*DIRECTION*: Return the lines below exactly, from the first line to the line that contains "width=1.9pt, fill=white, minimum". Leave out pictures.

*DATA SEGMENT*:
################

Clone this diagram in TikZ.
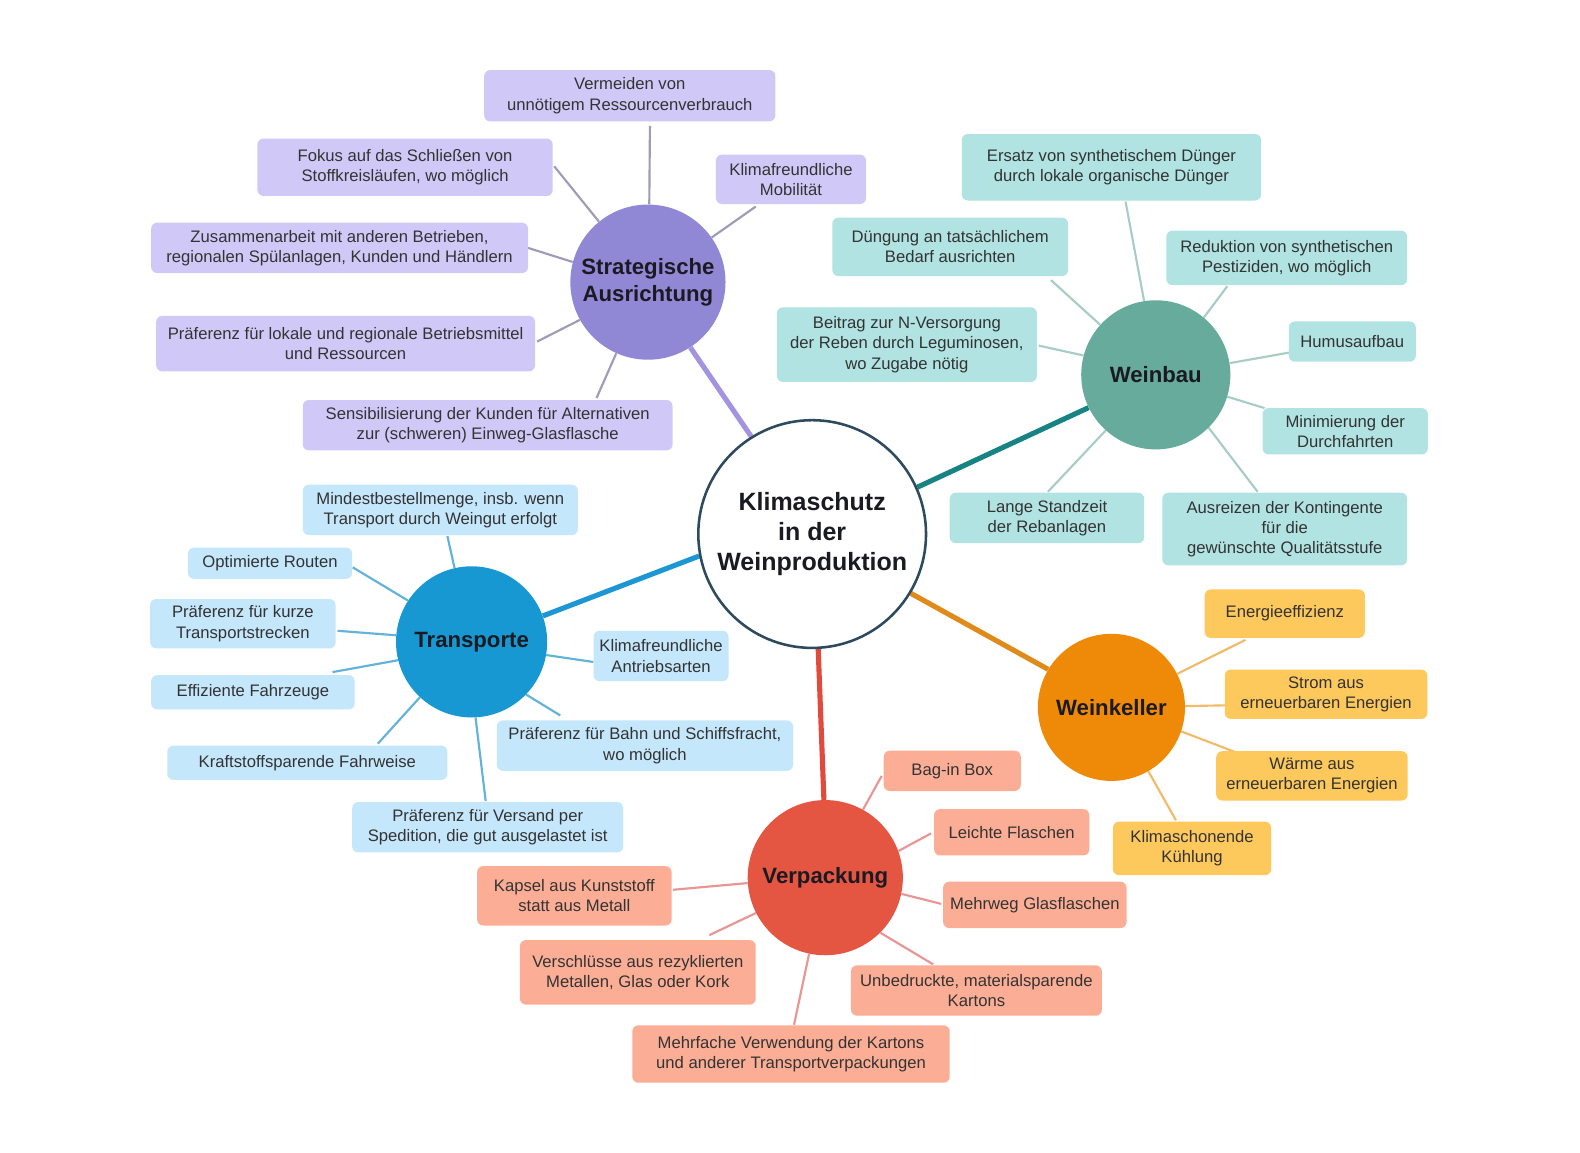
\documentclass[tikz,border=0pt]{standalone}
\usepackage{fontspec}
\setmainfont{Liberation Sans}
\usetikzlibrary{backgrounds}
\definecolor{txt}{HTML}{333333}
\definecolor{hubtxt}{HTML}{1A1A22}
\definecolor{ring}{HTML}{2D4A5E}
\definecolor{Phub}{HTML}{9188D5}\definecolor{Pleaf}{HTML}{D0C9F7}\definecolor{Pline}{HTML}{A09BB9}\definecolor{Pmain}{HTML}{A393E0}
\definecolor{Thub}{HTML}{66AB9B}\definecolor{Tleaf}{HTML}{B0E3E2}\definecolor{Tline}{HTML}{A8CCC6}\definecolor{Tmain}{HTML}{178383}
\definecolor{Bhub}{HTML}{1898D3}\definecolor{Bleaf}{HTML}{C5E7FB}\definecolor{Bline}{HTML}{62B3D9}\definecolor{Bmain}{HTML}{1D97D3}
\definecolor{Ohub}{HTML}{EF8A08}\definecolor{Oleaf}{HTML}{FDC85C}\definecolor{Oline}{HTML}{F2BB6A}\definecolor{Omain}{HTML}{E08A1A}
\definecolor{Rhub}{HTML}{E45641}\definecolor{Rleaf}{HTML}{FBAE95}\definecolor{Rline}{HTML}{E99593}\definecolor{Rmain}{HTML}{E04B3E}
\newcommand{\leaffont}{\fontsize{12.4}{15}\selectfont}
\newcommand{\hubfont}{\fontsize{16.5}{20.3}\selectfont\bfseries}
\newcommand{\corefont}{\fontsize{18.6}{22.5}\selectfont\bfseries}
\begin{document}
\begin{tikzpicture}[x=0.75pt,y=-0.75pt,
  leaf/.style={rounded corners=4.5pt, inner sep=0pt, align=center, font=\leaffont, text=txt},
  bx/.style 2 args={minimum width=#1*0.75pt, minimum height=#2*0.75pt},
  hub/.style={circle, inner sep=0pt, align=center, font=\hubfont, text=hubtxt},
  ln/.style={line width=1.6pt},
  mainln/.style={line width=3.8pt}]
\useasboundingbox (0,0) rectangle (1568,1144);

% center
\node[circle, draw=ring, line width=1.9pt, fill=white, minimum size=226*0.75pt, inner sep=0pt, align=center, font=\corefont, text=hubtxt] (C) at (806,530) {Klimaschutz\\in der\\Weinproduktion};

% hubs
\node[hub, fill=Phub, minimum size=154*0.75pt] (SA) at (643,280) {Strategische\\Ausrichtung};
\node[hub, fill=Thub, minimum size=148*0.75pt] (WB) at (1147,372) {Weinbau};
\node[hub, fill=Bhub, minimum size=150*0.75pt] (TR) at (468,637) {Transporte};
\node[hub, fill=Ohub, minimum size=146*0.75pt] (WK) at (1103,702) {Weinkeller};
\node[hub, fill=Rhub, minimum size=154*0.75pt] (VP) at (819,871) {Verpackung};

% purple leaves
\node[leaf, fill=Pleaf, bx={289}{51}] (P1) at (625,95) {Vermeiden von\\unnötigem Ressourcenverbrauch};
\node[leaf, fill=Pleaf, bx={293}{57}] (P2) at (402,166) {Fokus auf das Schließen von\\Stoffkreisläufen, wo möglich};
\node[leaf, fill=Pleaf, bx={149}{49}] (P3) at (785,178) {Klimafreundliche\\Mobilität};
\node[leaf, fill=Pleaf, bx={374}{50}] (P4) at (337,246) {Zusammenarbeit mit anderen Betrieben,\\regionalen Spülanlagen, Kunden und Händlern};
\node[leaf, fill=Pleaf, bx={376}{55}] (P5) at (343,341) {Präferenz für lokale und regionale Betriebsmittel\\und Ressourcen};
\node[leaf, fill=Pleaf, bx={367}{50}] (P6) at (484,422) {Sensibilisierung der Kunden für Alternativen\\zur (schweren) Einweg-Glasflasche};

% teal leaves
\node[leaf, fill=Tleaf, bx={297}{66}] (T1) at (1103,166) {Ersatz von synthetischem Dünger\\durch lokale organische Dünger};
\node[leaf, fill=Tleaf, bx={234}{58}] (T2) at (943,245) {Düngung an tatsächlichem\\Bedarf ausrichten};
\node[leaf, fill=Tleaf, bx={239}{54}] (T3) at (1277,256) {Reduktion von synthetischen\\Pestiziden, wo möglich};
\node[leaf, fill=Tleaf, bx={258}{74}] (T4) at (900,342) {Beitrag zur N-Versorgung\\der Reben durch Leguminosen,\\wo Zugabe nötig};
\node[leaf, fill=Tleaf, bx={126}{40}] (T5) at (1342,339) {Humusaufbau};
\node[leaf, fill=Tleaf, bx={164}{46}] (T6) at (1335,428) {Minimierung der\\Durchfahrten};
\node[leaf, fill=Tleaf, bx={193}{50}] (T7) at (1039,514) {Lange Standzeit\\der Rebanlagen};
\node[leaf, fill=Tleaf, bx={243}{72}] (T8) at (1275,525) {Ausreizen der Kontingente\\für die\\gewünschte Qualitätsstufe};

% blue leaves
\node[leaf, fill=Bleaf, bx={273}{50}] (B1) at (437,506) {Mindestbestellmenge, insb. wenn\\Transport durch Weingut erfolgt};
\node[leaf, fill=Bleaf, bx={163}{31}] (B2) at (268,559) {Optimierte Routen};
\node[leaf, fill=Bleaf, bx={184}{49}] (B3) at (241,619) {Präferenz für kurze\\Transportstrecken};
\node[leaf, fill=Bleaf, bx={202}{34}] (B4) at (251,687) {Effiziente Fahrzeuge};
\node[leaf, fill=Bleaf, bx={134}{50}] (B5) at (656,651) {Klimafreundliche\\Antriebsarten};
\node[leaf, fill=Bleaf, bx={278}{34}] (B6) at (305,757) {Kraftstoffsparende Fahrweise};
\node[leaf, fill=Bleaf, bx={294}{50}] (B7) at (640,740) {Präferenz für Bahn und Schiffsfracht,\\wo möglich};
\node[leaf, fill=Bleaf, bx={269}{50}] (B8) at (484,821) {Präferenz für Versand per\\Spedition, die gut ausgelastet ist};

% orange leaves
\node[leaf, fill=Oleaf, bx={159}{48}] (O1) at (1275,609) {Energieeffizienz};
\node[leaf, fill=Oleaf, bx={201}{49}] (O2) at (1316,689) {Strom aus\\erneuerbaren Energien};
\node[leaf, fill=Oleaf, bx={190}{49}] (O3) at (1302,770) {Wärme aus\\erneuerbaren Energien};
\node[leaf, fill=Oleaf, bx={157}{53}] (O4) at (1183,842) {Klimaschonende\\Kühlung};

% red leaves
\node[leaf, fill=Rleaf, bx={136}{40}] (R1) at (945,765) {Bag-in Box};
\node[leaf, fill=Rleaf, bx={154}{46}] (R2) at (1004,826) {Leichte Flaschen};
\node[leaf, fill=Rleaf, bx={193}{59}] (R3) at (570,889) {Kapsel aus Kunststoff\\statt aus Metall};
\node[leaf, fill=Rleaf, bx={182}{46}] (R4) at (1027,898) {Mehrweg Glasflaschen};
\node[leaf, fill=Rleaf, bx={234}{64}] (R5) at (633,965) {Verschlüsse aus rezyklierten\\Metallen, Glas oder Kork};
\node[leaf, fill=Rleaf, bx={249}{50}] (R6) at (969,983) {Unbedruckte, materialsparende\\Kartons};
\node[leaf, fill=Rleaf, bx={315}{57}] (R7) at (785,1046) {Mehrfache Verwendung der Kartons\\und anderer Transportverpackungen};

\begin{scope}[on background layer]
\fill[white] (0,0) rectangle (1568,1144);
% main connectors
\draw[mainln, Pmain] (C.122) -- (SA.303);
\draw[mainln, Tmain] (C.24) -- (WB.206);
\draw[mainln, Bmain] (C.191.7) -- (TR.20.6);
\draw[mainln, Omain] (C.-31) -- (WK.149.6);
\draw[mainln, Rmain] (C.-87.5) -- (VP.91.5);
% purple
\draw[ln, Pline] (SA.89) -- ([shift={(20,30)}]P1.center);
\draw[ln, Pline] (SA.129) -- ([shift={(148,-1)}]P2.center);
\draw[ln, Pline] (SA.35) -- ([shift={(-35,27)}]P3.center);
\draw[ln, Pline] (SA.165) -- ([shift={(187,0)}]P4.center);
\draw[ln, Pline] (SA.209) -- ([shift={(190,-2)}]P5.center);
\draw[ln, Pline] (SA.246) -- ([shift={(108,-27)}]P6.center);
% teal
\draw[ln, Tline] (WB.99.5) -- ([shift={(14,34)}]T1.center);
\draw[ln, Tline] (WB.138) -- ([shift={(100,33)}]T2.center);
\draw[ln, Tline] (WB.50.4) -- ([shift={(-59,28)}]T3.center);
\draw[ln, Tline] (WB.165) -- ([shift={(131,1)}]T4.center);
\draw[ln, Tline] (WB.9) -- ([shift={(-63,11)}]T5.center);
\draw[ln, Tline] (WB.-17.5) -- ([shift={(-80,-23)}]T6.center);
\draw[ln, Tline] (WB.228.6) -- ([shift={(1,-26)}]T7.center);
\draw[ln, Tline] (WB.-45) -- ([shift={(-27,-37)}]T8.center);
% blue
\draw[ln, Bline] (TR.103) -- ([shift={(7,26)}]B1.center);
\draw[ln, Bline] (TR.147) -- ([shift={(82,4)}]B2.center);
\draw[ln, Bline] (TR.175) -- ([shift={(94,7)}]B3.center);
\draw[ln, Bline] (TR.194.6) -- ([shift={(79,-20)}]B4.center);
\draw[ln, Bline] (TR.-10) -- ([shift={(-67,6)}]B5.center);
\draw[ln, Bline] (TR.227.6) -- ([shift={(70,-19)}]B6.center);
\draw[ln, Bline] (TR.-44.5) -- ([shift={(-84,-30)}]B7.center);
\draw[ln, Bline] (TR.-87) -- ([shift={(-2,-26)}]B8.center);
% orange
\draw[ln, Oline] (WK.27) -- ([shift={(-39,26)}]O1.center);
\draw[ln, Oline] (WK.1) -- ([shift={(-100,11)}]O2.center);
\draw[ln, Oline] (WK.-19.6) -- ([shift={(-77,-24)}]O3.center);
\draw[ln, Oline] (WK.-60) -- ([shift={(-16,-28)}]O4.center);
% red
\draw[ln, Rline] (VP.61) -- ([shift={(-70,5)}]R1.center);
\draw[ln, Rline] (VP.20.7) -- ([shift={(-80,1)}]R2.center);
\draw[ln, Rline] (VP.184.5) -- ([shift={(98,-6)}]R3.center);
\draw[ln, Rline] (VP.-12.6) -- ([shift={(-93,-1)}]R4.center);
\draw[ln, Rline] (VP.207) -- ([shift={(71,-37)}]R5.center);
\draw[ln, Rline] (VP.-45.5) -- ([shift={(-43,-26)}]R6.center);
\draw[ln, Rline] (VP.-102.5) -- ([shift={(3,-29)}]R7.center);
\end{scope}
\end{tikzpicture}
\end{document}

################

*IN RESPONSE*:
Clone this diagram in TikZ.
\documentclass[tikz,border=0pt]{standalone}
\usepackage{fontspec}
\setmainfont{Liberation Sans}
\usetikzlibrary{backgrounds}
\definecolor{txt}{HTML}{333333}
\definecolor{hubtxt}{HTML}{1A1A22}
\definecolor{ring}{HTML}{2D4A5E}
\definecolor{Phub}{HTML}{9188D5}\definecolor{Pleaf}{HTML}{D0C9F7}\definecolor{Pline}{HTML}{A09BB9}\definecolor{Pmain}{HTML}{A393E0}
\definecolor{Thub}{HTML}{66AB9B}\definecolor{Tleaf}{HTML}{B0E3E2}\definecolor{Tline}{HTML}{A8CCC6}\definecolor{Tmain}{HTML}{178383}
\definecolor{Bhub}{HTML}{1898D3}\definecolor{Bleaf}{HTML}{C5E7FB}\definecolor{Bline}{HTML}{62B3D9}\definecolor{Bmain}{HTML}{1D97D3}
\definecolor{Ohub}{HTML}{EF8A08}\definecolor{Oleaf}{HTML}{FDC85C}\definecolor{Oline}{HTML}{F2BB6A}\definecolor{Omain}{HTML}{E08A1A}
\definecolor{Rhub}{HTML}{E45641}\definecolor{Rleaf}{HTML}{FBAE95}\definecolor{Rline}{HTML}{E99593}\definecolor{Rmain}{HTML}{E04B3E}
\newcommand{\leaffont}{\fontsize{12.4}{15}\selectfont}
\newcommand{\hubfont}{\fontsize{16.5}{20.3}\selectfont\bfseries}
\newcommand{\corefont}{\fontsize{18.6}{22.5}\selectfont\bfseries}
\begin{document}
\begin{tikzpicture}[x=0.75pt,y=-0.75pt,
  leaf/.style={rounded corners=4.5pt, inner sep=0pt, align=center, font=\leaffont, text=txt},
  bx/.style 2 args={minimum width=#1*0.75pt, minimum height=#2*0.75pt},
  hub/.style={circle, inner sep=0pt, align=center, font=\hubfont, text=hubtxt},
  ln/.style={line width=1.6pt},
  mainln/.style={line width=3.8pt}]
\useasboundingbox (0,0) rectangle (1568,1144);

% center
\node[circle, draw=ring, line width=1.9pt, fill=white, minimum size=226*0.75pt, inner sep=0pt, align=center, font=\corefont, text=hubtxt] (C) at (806,530) {Klimaschutz\\in der\\Weinproduktion};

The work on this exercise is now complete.